19 CFR 10.176 - Country of origin criteria.
(a) Merchandise produced in a beneficiary developing country or any two or more countries which are members of the same association of countries -
(1) General. Except as otherwise provided in this section, any article which either is wholly the growth, product, or manufacture of, or is a new or different article of commerce that has been grown, produced, or manufactured in, a beneficiary developing country may qualify for duty-free entry under the Generalized System of Preferences (GSP). No article will be considered to have been grown, produced, or manufactured in a beneficiary developing country by virtue of having merely undergone simple (as opposed to complex or meaningful) combining or packaging operations or mere dilution with water or mere dilution with another substance that does not materially alter the characteristics of the article. Duty-free entry under the GSP may be accorded to an article only if the sum of the cost or value of the materials produced in the beneficiary developing country or any two or more countries that are members of the same association of countries and are treated as one country under section 507(2) of the Trade Act of 1974, as amended (19 U.S.C. 2467(2)), plus the direct costs of processing operations performed in the beneficiary developing country or member countries, is not less than 35 percent of the appraised value of the article at the time it is entered.
(2) Combining, packaging, and diluting operations. No article which has undergone only a simple combining or packaging operation or a mere dilution in a beneficiary developing country within the meaning of paragraph (a)(1) of this section will be entitled to duty-free treatment even though the processing operation causes the article to meet the value requirement set forth in that paragraph.

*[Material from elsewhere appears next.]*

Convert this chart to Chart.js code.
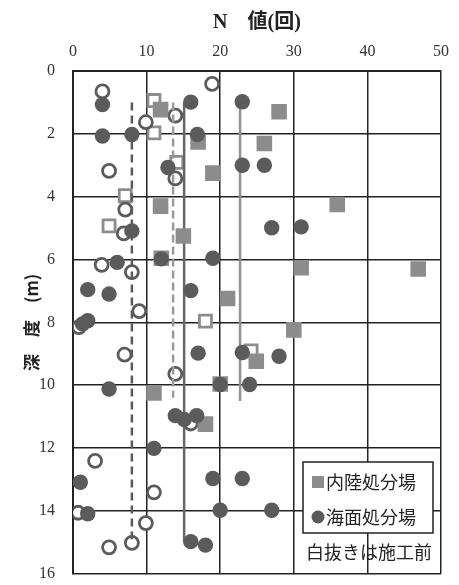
<!DOCTYPE html>
<html lang="ja">
<head>
<meta charset="utf-8">
<title>N値と深度</title>
<script src="https://cdn.jsdelivr.net/npm/chart.js@4/dist/chart.umd.min.js"></script>
<style>
    html, body { margin: 0; padding: 0; background: #fff; }
    #wrap { position: relative; width: 459px; height: 585px; }
</style>
</head>
<body>
<div id="wrap"><canvas id="nChart" width="459" height="585"></canvas></div>
<script>
// 海面処分場（施工後）
const seaAfterN     = [4.0, 16.0, 23.0, 4.0, 8.0, 16.9, 12.9, 23.0, 26.0, 8.0, 27.0, 31.0, 6.0, 12.0, 19.0, 2.0, 4.9, 16.0, 1.3, 2.0, 17.0, 23.0, 28.0, 4.9, 20.0, 24.0, 13.9, 15.1, 16.8, 11.0, 1.0, 19.0, 23.0, 2.0, 20.0, 27.0, 16.0, 18.0];
const seaAfterDepth = [1.07, 0.99, 0.98, 2.07, 2.02, 2.02, 3.07, 3.0, 3.0, 5.09, 4.99, 4.96, 6.09, 5.98, 5.96, 6.96, 7.10, 6.99, 8.05, 7.95, 8.98, 8.96, 9.08, 10.12, 9.98, 9.98, 10.97, 11.09, 10.97, 12.01, 13.09, 12.97, 12.97, 14.09, 13.98, 13.98, 14.98, 15.09];

// 海面処分場（施工前・白抜き）
const seaBeforeN     = [4.0, 18.9, 13.9, 9.9, 4.9, 13.9, 7.1, 6.9, 3.9, 8.0, 9.0, 0.8, 7.0, 13.9, 16.0, 3.0, 11.0, 0.7, 9.9, 8.0, 4.9];
const seaBeforeDepth = [0.65, 0.41, 1.42, 1.63, 3.18, 3.42, 4.41, 5.17, 6.17, 6.40, 7.64, 8.15, 9.03, 9.64, 11.22, 12.41, 13.41, 14.06, 14.39, 15.02, 15.16];

// 内陸処分場（施工後）
const inlandAfterN     = [11.9, 28.0, 17.0, 26.0, 19.0, 11.9, 35.9, 15.0, 12.0, 31.0, 46.9, 21.0, 30.0, 24.9, 11.0, 20.0, 18.0];
const inlandAfterDepth = [1.23, 1.30, 2.26, 2.31, 3.25, 4.30, 4.25, 5.25, 5.96, 6.26, 6.30, 7.24, 8.24, 9.24, 10.25, 9.96, 11.24];

// 内陸処分場（施工前・白抜き）
const inlandBeforeN     = [11.0, 11.0, 14.1, 7.1, 4.9, 18.0, 24.2];
const inlandBeforeDepth = [0.94, 1.97, 2.91, 3.97, 4.93, 7.96, 8.91];

// 平均N値の縦線: [N値, 上端深度, 下端深度]
const seaBeforeMean    = [8.0, 1.0, 14.9];
const inlandBeforeMean = [13.6, 1.0, 10.4];
const seaAfterMean     = [15.1, 1.0, 15.0];
const inlandAfterMean  = [22.7, 1.0, 10.5];

const nTicks = [0, 10, 20, 30, 40, 50];
const depthTicks = [0, 2, 4, 6, 8, 10, 12, 14, 16];

const DARK = '#5b5b5b';
const LIGHT = '#8c8c8c';
const GRID = '#222';
const serif = '"Liberation Serif", "DejaVu Serif", serif';
const jp = '"Noto Sans CJK JP", sans-serif';

function toPoints(xs, ys) {
    return xs.map((x, i) => ({ x: x, y: ys[i] }));
}

function meanLine(m, color, dash, width) {
    return {
        data: [{ x: m[0], y: m[1] }, { x: m[0], y: m[2] }],
        showLine: true,
        borderColor: color,
        borderWidth: width,
        borderDash: dash,
        pointRadius: 0,
        fill: false
    };
}

// 凡例ボックス（右下）
const legendBox = {
    id: 'legendBox',
    afterDraw(chart) {
        const ctx = chart.ctx;
        ctx.save();
        ctx.fillStyle = '#fff';
        ctx.strokeStyle = GRID;
        ctx.lineWidth = 1.5;
        ctx.fillRect(303, 462, 130, 71);
        ctx.strokeRect(303, 462, 130, 71);

        ctx.fillStyle = LIGHT;
        ctx.fillRect(312, 476, 12, 12);
        ctx.fillStyle = DARK;
        ctx.beginPath();
        ctx.arc(318, 517, 6.5, 0, Math.PI * 2);
        ctx.fill();

        ctx.fillStyle = '#222';
        ctx.font = '18px ' + jp;
        ctx.textBaseline = 'middle';
        ctx.textAlign = 'left';
        ctx.fillText('内陸処分場', 326, 482);
        ctx.fillText('海面処分場', 326, 517);
        ctx.fillText('白抜きは施工前', 306, 552);
        ctx.restore();
    }
};

new Chart(document.getElementById('nChart'), {
    type: 'scatter',
    data: {
        datasets: [
            {
                label: '海面処分場',
                data: toPoints(seaAfterN, seaAfterDepth),
                pointStyle: 'circle',
                pointRadius: 7.7,
                backgroundColor: DARK,
                borderWidth: 0
            },
            {
                label: '内陸処分場',
                data: toPoints(inlandAfterN, inlandAfterDepth),
                pointStyle: 'rect',
                pointRadius: 11,
                backgroundColor: LIGHT,
                borderWidth: 0
            },
            meanLine(seaAfterMean, '#666', [], 2.5),
            meanLine(inlandAfterMean, '#929292', [], 2.5),
            meanLine(seaBeforeMean, DARK, [8, 5], 2.5),
            meanLine(inlandBeforeMean, '#9a9a9a', [8, 4], 2.5),
            {
                label: '海面処分場（施工前）',
                data: toPoints(seaBeforeN, seaBeforeDepth),
                pointStyle: 'circle',
                pointRadius: 6.5,
                backgroundColor: '#fff',
                borderColor: DARK,
                borderWidth: 2.8
            },
            {
                label: '内陸処分場（施工前）',
                data: toPoints(inlandBeforeN, inlandBeforeDepth),
                pointStyle: 'rect',
                pointRadius: 8.5,
                backgroundColor: '#fff',
                borderColor: LIGHT,
                borderWidth: 2.8
            }
        ]
    },
    options: {
        responsive: false,
        animation: false,
        events: [],
        layout: { padding: { left: 0, right: 18, top: 0, bottom: 7 } },
        plugins: {
            legend: { display: false },
            tooltip: { enabled: false }
        },
        scales: {
            x: {
                type: 'linear',
                position: 'top',
                min: 0,
                max: 50,
                afterBuildTicks: s => { s.ticks = nTicks.map(v => ({ value: v })); },
                afterFit: s => { s.height = 71; s.paddingLeft = 0; s.paddingRight = 0; },
                ticks: {
                    padding: 10,
                    color: '#333',
                    font: { family: serif, size: 16 }
                },
                grid: { color: GRID, lineWidth: 1.5, drawTicks: false },
                border: { color: GRID, width: 2 },
                title: {
                    display: true,
                    text: 'N　値(回)',
                    color: '#222',
                    font: { family: serif + ', ' + jp, size: 20, weight: 'bold' },
                    padding: { top: 11, bottom: 0 }
                }
            },
            y: {
                type: 'linear',
                reverse: true,
                min: 0,
                max: 16,
                afterBuildTicks: s => { s.ticks = depthTicks.map(v => ({ value: v })); },
                afterFit: s => { s.width = 73; s.paddingTop = 0; s.paddingBottom = 0; },
                ticks: {
                    padding: 18,
                    color: '#333',
                    font: { family: serif, size: 16 }
                },
                grid: { color: GRID, lineWidth: 1.5, drawTicks: false },
                border: { color: GRID, width: 2 },
                title: {
                    display: true,
                    text: '深　度　(m)',
                    color: '#222',
                    font: { family: jp, size: 17, weight: 'bold' },
                    padding: { top: 21, bottom: 0 }
                }
            }
        }
    },
    plugins: [legendBox]
});
</script>
</body>
</html>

For purposes of this section:
(i) Simple combining or packaging operations and mere dilution include, but are not limited to, the following:
(A) The addition of batteries to devices;
(B) Fitting together a small number of components by bolting, glueing, soldering, etc.;
(C) Blending foreign and beneficiary developing country tobacco;
(D) The addition of substances such as anticaking agents, preservatives, wetting agents, etc.;
(E) Repacking or packaging components together;
(F) Reconstituting orange juice by adding water to orange juice concentrate; and
(G) Diluting chemicals with inert ingredients to bring them to standard degrees of strength;
(ii) Simple combining or packaging operations and mere dilution will not be taken to include processes such as the following:
(A) The assembly of a large number of discrete components onto a printed circuit board;
(B) The mixing together of two bulk medicinal substances followed by the packaging of the mixed product into individual doses for retail sale;
(C) The addition of water or another substance to a chemical compound under pressure which results in a reaction creating a new chemical compound; and
(D) A simple combining or packaging operation or mere dilution coupled with any other type of processing such as testing or fabrication (for example, a simple assembly of a small number of components, one of which was fabricated in the beneficiary developing country where the assembly took place); and
(iii) The fact that an article has undergone more than a simple combining or packaging operation or mere dilution is not necessarily dispositive of the question of whether that processing constitutes a substantial transformation for purposes of determining the country of origin of the article.
(c) Merchandise grown, produced, or manufactured in a beneficiary developing country. Merchandise which is wholly the growth, product, or manufacture of a beneficiary developing country, or an association of countries treated as one country under section 507(2) of the Trade Act of 1974 (19 U.S.C. 2467(2)) and § 10.171(b), and manufactured products consisting of materials produced only in such country or countries, shall normally be presumed to meet the requirements set forth in this section.